* WRITTEN INSTRUCTION: Count every line that includes the string "Output" in the entries that follow. Nothing besides the number is needed.

* start MATERIAL FOR THE TASK *

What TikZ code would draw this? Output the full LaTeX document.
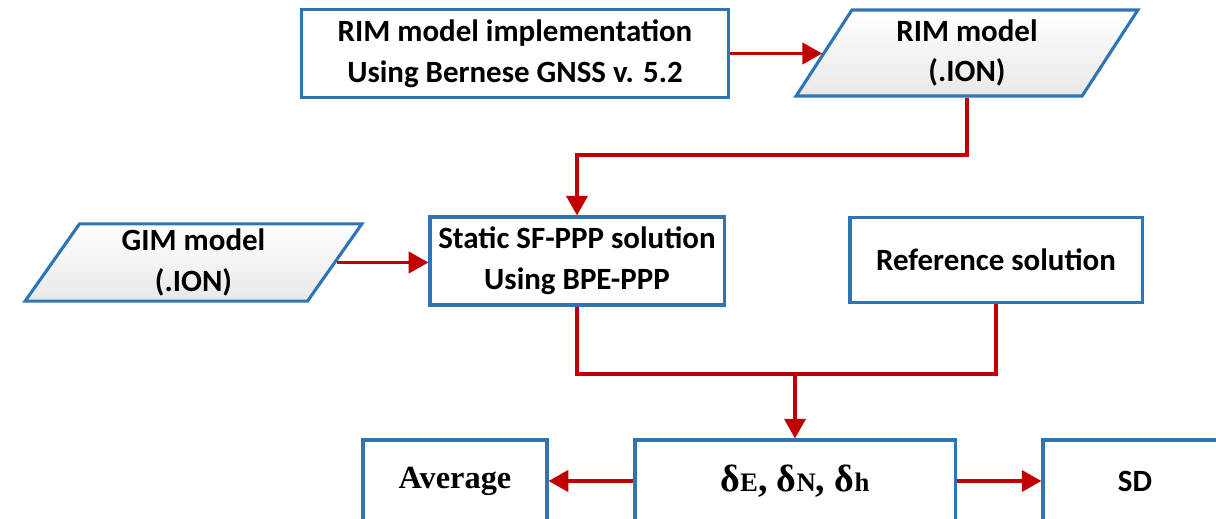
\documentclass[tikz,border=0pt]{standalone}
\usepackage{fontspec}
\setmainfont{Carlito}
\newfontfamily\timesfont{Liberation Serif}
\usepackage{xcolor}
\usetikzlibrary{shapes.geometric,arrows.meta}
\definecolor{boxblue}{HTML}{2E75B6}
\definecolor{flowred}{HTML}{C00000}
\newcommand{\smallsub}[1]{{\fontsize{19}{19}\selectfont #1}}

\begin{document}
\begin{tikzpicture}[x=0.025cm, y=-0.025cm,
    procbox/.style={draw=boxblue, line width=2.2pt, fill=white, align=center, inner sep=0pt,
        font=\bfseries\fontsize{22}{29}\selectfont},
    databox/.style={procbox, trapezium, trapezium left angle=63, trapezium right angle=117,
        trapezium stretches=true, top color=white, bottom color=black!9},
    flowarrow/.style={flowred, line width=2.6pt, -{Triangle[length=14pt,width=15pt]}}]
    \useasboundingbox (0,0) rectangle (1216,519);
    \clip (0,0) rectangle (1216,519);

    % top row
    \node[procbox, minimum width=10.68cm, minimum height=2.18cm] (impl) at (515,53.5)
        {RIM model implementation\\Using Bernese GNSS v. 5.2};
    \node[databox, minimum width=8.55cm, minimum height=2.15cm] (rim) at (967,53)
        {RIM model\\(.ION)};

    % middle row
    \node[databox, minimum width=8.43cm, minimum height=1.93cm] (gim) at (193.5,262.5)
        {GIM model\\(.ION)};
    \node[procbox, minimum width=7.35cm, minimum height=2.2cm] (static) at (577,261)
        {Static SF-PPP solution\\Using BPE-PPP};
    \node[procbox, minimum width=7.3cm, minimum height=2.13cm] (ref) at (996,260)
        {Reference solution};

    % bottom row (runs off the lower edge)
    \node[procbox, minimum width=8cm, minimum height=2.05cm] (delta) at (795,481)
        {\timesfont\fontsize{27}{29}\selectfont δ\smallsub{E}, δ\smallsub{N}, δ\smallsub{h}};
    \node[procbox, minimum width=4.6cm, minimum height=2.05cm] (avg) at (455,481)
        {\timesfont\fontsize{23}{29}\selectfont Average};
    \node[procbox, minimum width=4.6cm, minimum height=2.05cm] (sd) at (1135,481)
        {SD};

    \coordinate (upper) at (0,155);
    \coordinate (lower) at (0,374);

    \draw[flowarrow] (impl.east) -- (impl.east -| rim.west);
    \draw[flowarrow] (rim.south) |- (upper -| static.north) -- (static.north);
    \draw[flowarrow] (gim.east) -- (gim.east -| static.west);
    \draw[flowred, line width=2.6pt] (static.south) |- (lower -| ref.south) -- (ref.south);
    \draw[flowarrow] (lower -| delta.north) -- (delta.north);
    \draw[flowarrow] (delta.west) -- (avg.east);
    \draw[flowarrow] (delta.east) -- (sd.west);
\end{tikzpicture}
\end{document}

* end MATERIAL FOR THE TASK *
* start MATERIAL FOR THE TASK *

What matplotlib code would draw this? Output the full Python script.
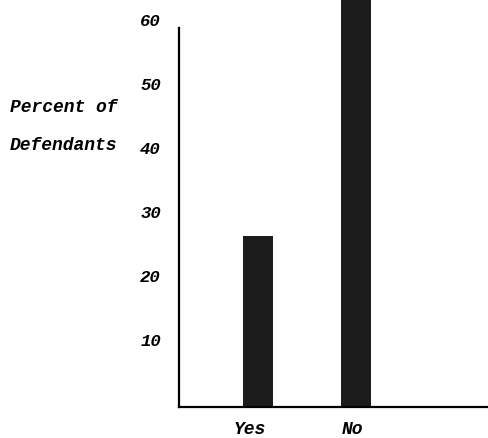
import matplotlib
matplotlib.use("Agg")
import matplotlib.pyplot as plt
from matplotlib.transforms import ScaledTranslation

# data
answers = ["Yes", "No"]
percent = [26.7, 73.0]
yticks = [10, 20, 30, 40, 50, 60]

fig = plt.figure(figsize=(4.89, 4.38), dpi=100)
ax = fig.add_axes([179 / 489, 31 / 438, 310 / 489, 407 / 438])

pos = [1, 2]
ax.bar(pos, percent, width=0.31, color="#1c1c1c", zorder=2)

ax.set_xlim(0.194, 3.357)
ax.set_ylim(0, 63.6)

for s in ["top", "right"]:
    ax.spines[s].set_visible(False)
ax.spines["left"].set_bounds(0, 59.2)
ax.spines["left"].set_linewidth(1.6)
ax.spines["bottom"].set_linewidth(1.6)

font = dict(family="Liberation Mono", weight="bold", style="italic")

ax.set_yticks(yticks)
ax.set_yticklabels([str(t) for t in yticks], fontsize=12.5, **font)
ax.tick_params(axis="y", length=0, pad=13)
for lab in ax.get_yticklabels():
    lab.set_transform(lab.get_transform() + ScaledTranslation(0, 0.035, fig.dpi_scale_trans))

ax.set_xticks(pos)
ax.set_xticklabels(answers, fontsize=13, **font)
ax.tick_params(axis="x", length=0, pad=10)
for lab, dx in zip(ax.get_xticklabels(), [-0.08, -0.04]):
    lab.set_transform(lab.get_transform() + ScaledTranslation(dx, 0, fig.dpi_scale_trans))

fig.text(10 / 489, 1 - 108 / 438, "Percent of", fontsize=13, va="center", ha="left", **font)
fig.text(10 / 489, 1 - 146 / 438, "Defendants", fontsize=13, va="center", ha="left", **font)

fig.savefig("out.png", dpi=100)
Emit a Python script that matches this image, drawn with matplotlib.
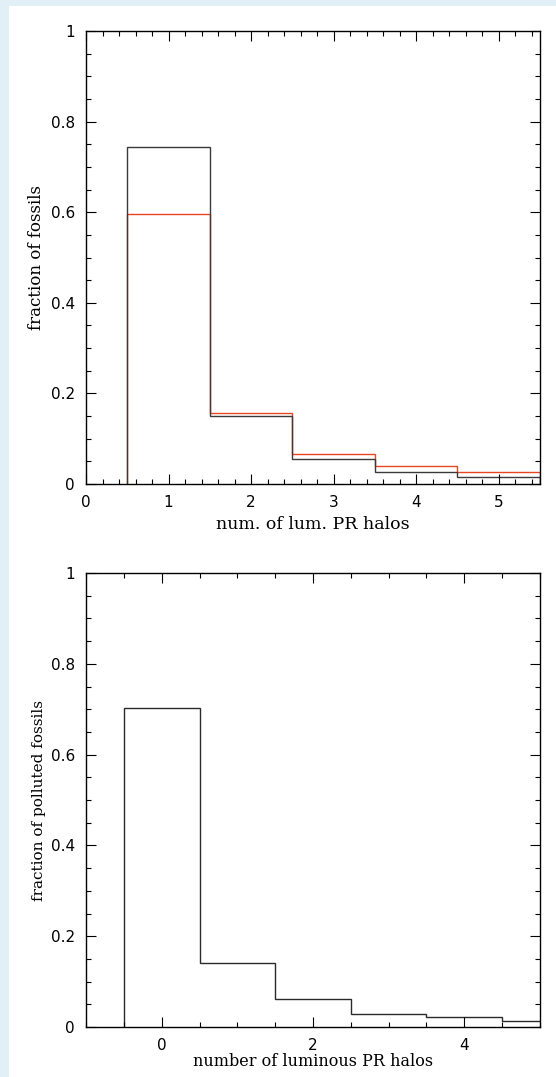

* end MATERIAL FOR THE TASK *

* WRITTEN ANSWER: 2